Jordan Spieth, who finished tied for fourth at 7-under, isn’t happy that LIV wants to diminish the PGA Tour, but he was delighted to compete against his LIV mates who have been suspended by PGA and DP World Tours.

“I’ve always been a proponent that you shouldn’t keep somebody out if they qualified,” Spieth said. “As long as people keep qualifying ... that criteria makes you have to play really, really good golf.”

That’s what happened, generally. Only 18 LIV players qualified in the 88-man field but 12 of those made the cut, unlike LIV detractors Justin Thomas and Rory McIlroy. Three LIV players finished among the top six spots.

Crucially, though, none finished in the No. 1 spot. When rain suspended play Saturday afternoon, that seemed inevitable.

Koepka led by four strokes early in the third round, which the golfers completed Sunday morning after weather delays stopped play Friday and Saturday. He bogeyed eight of his last 27 holes, and, after the 14th hole Sunday, trailed by five. It was an epic collapse.

When Mickelson sank his birdie on No. 18 to post at 8-under, 40 yards away, at No. 9, Rahm logged his only bogey of the round. Things looked good for the Dark Side, until they didn’t. Rahm birdied the par-5 13th, then, after pushing his tee shot right off the 14th tee, he pulled off a clever approach shot to the 14th for another bird. That put him four ahead of Mickelson and five ahead of Koepka.

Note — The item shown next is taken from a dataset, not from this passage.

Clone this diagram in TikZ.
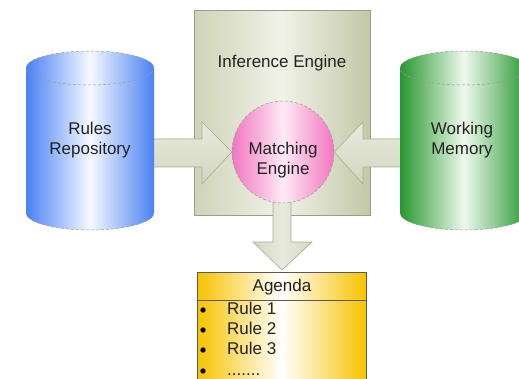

“I used an 8-iron,” Rahm said. “It started around left edge of the green, and all it had to do was fade about five yards and it would reach the slope.”

Artistry, for sure. Destiny, perhaps?

If any proof was needed that decency was meant to be served at the Masters, it arrived in the form of the tree that spat Rahm’s drive back into the fairway. Rahm had a four-shot lead but dead-pulled his tee shot off No. 18 into the pines on the left, where bathrooms and hazard lines and forest and quadruple-bogeys reside.

It could have meant disaster. It could have meant that the LIV superstars, both sitting at 8-under, could force a playoff. It could have wasted all of the good karma witnessed at Augusta National, where Koepka had choked away that two-shot lead.

Instead, something intervened. Was it divine? Was it fate? Did it wear a green jacket and throw the ball back into play?

It was Easter, after all.

Let’s consider it an Augusta miracle.